A solopreneur has a significant advantage when it comes to retirement planning. Unlike an employee, a solopreneur has wide latitude with what kind of plan they may use. They also have the ability to be very generous to themselves or skip the plan altogether, and they may change their minds from year to year. Two of the most commonly used plans are the Solo 401k and the SEP IRA. Each has strengths and weaknesses, but by the end of this breakdown you will see that the Solo 401k is the best option for the serious retirement planner.
We will break down six categories and declare the winner in each round.
Both plans feature a maximum contribution of $66,000 in 2023, but the Solo 401k allows participants age 50 and older to add an additional $7,500 to their plan. This is called a catch-up contribution. Winner: Solo 401k
If you have a corporation (or LLC taxed as a corporation), the SEP IRA allows a maximum of 25% of your income to be contributed to the plan. This means that you must have earned $264,000 to max out your SEP IRA. In the Solo 401k you are allowed to contribute 100% of your income, up to $22,500. After that you are subject to the same 25% as the SEP IRA. This means that you only need $174,000 to max out your Solo 401k. The contrast is even greater if you have a sole proprietorship. You need $344,547 to max out your SEP IRA, but you only need $230,520 to max out your Solo 401k. You can also double these amounts if you have a spouse.
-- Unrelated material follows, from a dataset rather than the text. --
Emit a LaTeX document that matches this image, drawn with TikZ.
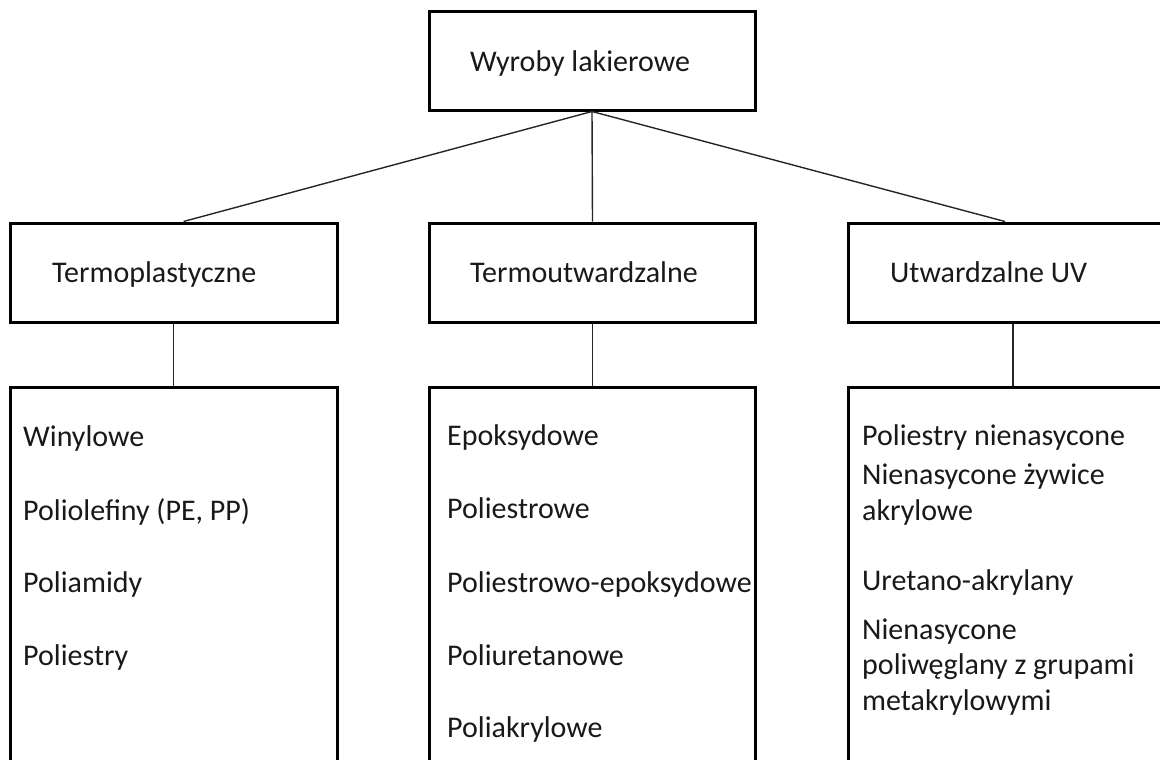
\documentclass[tikz,border=0pt]{standalone}
\usepackage{fontspec}
\setmainfont{Carlito}
\begin{document}
\begin{tikzpicture}[x=1pt,y=-1pt,
  box/.style={draw=black,line width=3pt,inner sep=0pt,fill=none},
  conn/.style={draw=black!85,line width=1.4pt},
  lbl/.style={anchor=base west,inner sep=0pt,align=left,font=\fontsize{30}{35.5}\selectfont,text=black!90}]
\useasboundingbox (0,0) rectangle (1160,760);
\clip (0,0) rectangle (1160,760);
\fill[white] (0,0) rectangle (1160,760);
% boxes
\node[box,minimum width=326pt,minimum height=98pt] (top) at (592,61) {};
\node[box,minimum width=327pt,minimum height=99pt] (m1) at (173.5,272.5) {};
\node[box,minimum width=326pt,minimum height=99pt] (m2) at (592.5,272.5) {};
\node[box,minimum width=330pt,minimum height=99pt] (m3) at (1013,272.5) {};
\node[box,minimum width=327pt,minimum height=413pt] (b1) at (173.5,593.5) {};
\node[box,minimum width=326pt,minimum height=413pt] (b2) at (592.5,593.5) {};
\node[box,minimum width=330pt,minimum height=413pt] (b3) at (1013,593.5) {};
% connectors
\draw[conn] (top.south) -- ([xshift=10pt]m1.north);
\draw[conn] (top.south) -- (m2.north);
\draw[conn] (top.south) -- ([xshift=-8pt]m3.north);
\draw[conn] (m1.south) -- (b1.north);
\draw[conn] (m2.south) -- (b2.north);
\draw[conn] (m3.south) -- (b3.north);
% labels
\node[lbl] (ttop) at (470,72) {Wyroby lakierowe};
\node[lbl] (tm1) at (52,282) {Termoplastyczne};
\node[lbl] (tm2) at (470,282) {Termoutwardzalne};
\node[lbl] (tm3) at (890,282) {Utwardzalne UV};
\node[lbl] (l11) at (23,446) {Winylowe};
\node[lbl] (l12) at (23,520) {Poliolefiny (PE, PP)};
\node[lbl] (l13) at (23,592) {Poliamidy};
\node[lbl] (l14) at (23,665) {Poliestry};
\node[lbl] (l21) at (447,445) {Epoksydowe};
\node[lbl] (l22) at (447,518) {Poliestrowe};
\node[lbl] (l23) at (447,592) {Poliestrowo-epoksydowe};
\node[lbl] (l24) at (447,665) {Poliuretanowe};
\node[lbl] (l25) at (447,737) {Poliakrylowe};
\node[lbl] (l31) at (862,445) {Poliestry nienasycone};
\node[lbl] (l32) at (862,520) {Nienasycone żywice\\akrylowe};
\node[lbl] (l33) at (862,590) {Uretano-akrylany};
\node[lbl] (l34) at (862,710) {Nienasycone\\poliwęglany z grupami\\metakrylowymi};
\end{tikzpicture}
\end{document}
Winner: Solo 401k
A SEP IRA can only be funded with pre-tax dollars, but a Solo 401k can be funded with both pre-tax dollars and after-tax dollars. The after-tax dollars (aka Roth contribution) can allow for more creative and flexible withdrawal strategies once you are in retirement. Since we are unable to know our retirement tax rate ahead of time it is wise to diversify the types of tax treatment across our investment accounts. Winner: Solo 401k
It’s simple: Solo 401k allows loans, SEP IRA does not. If you access your SEP IRA money before age 59 1/2 you will owe income taxes, plus a 10% penalty (unless an exclusion applies). You can avoid this problem by loaning yourself money from your Solo 401k. The loan may be up to $50,000 or half of the plan’s investment value, whichever is less. You must pay yourself back within five years at a reasonable interest rate, but this is far better than credit card or other personal debt. Just because you can doesn’t mean you should, and don’t set up a Solo 401k with the intention of borrowing from it later. It is only there as a safety net. Winner: Solo 401k
SEP IRAs require no ongoing paperwork after set-up. Solo 401k’s do. For a Solo 401k you must either serve as your own administrator or hire one. A hired administrator may cost you tens of thousands of dollars over the lifetime of your plan. Choosing to serve as your own administrator is doable, but you must keep careful records and mark your calendar for regulatory filings due once year (if you plan is worth more than $250,000). Winner: SEP IRA
A Solo 401k has an earlier establishment requirement than a SEP IRA. For tax year 2022, a Solo 401k must be established by December 31, 2022, whereas a SEP IRA can be established up until your tax return filing. If you file an extension for your personal tax return you may wait until October 15, 2023 to set up your SEP IRA. Winner: SEP IRA (since this really only matters once during plan set up I’m giving it a half point)
There you have it. You can score the result as 4 to 1.5 in favor of the Solo 401k. The benefits of a Solo 401k far outweigh the minor administrative headache and start-up work. Do your future self a favor and start a Solo 401k today.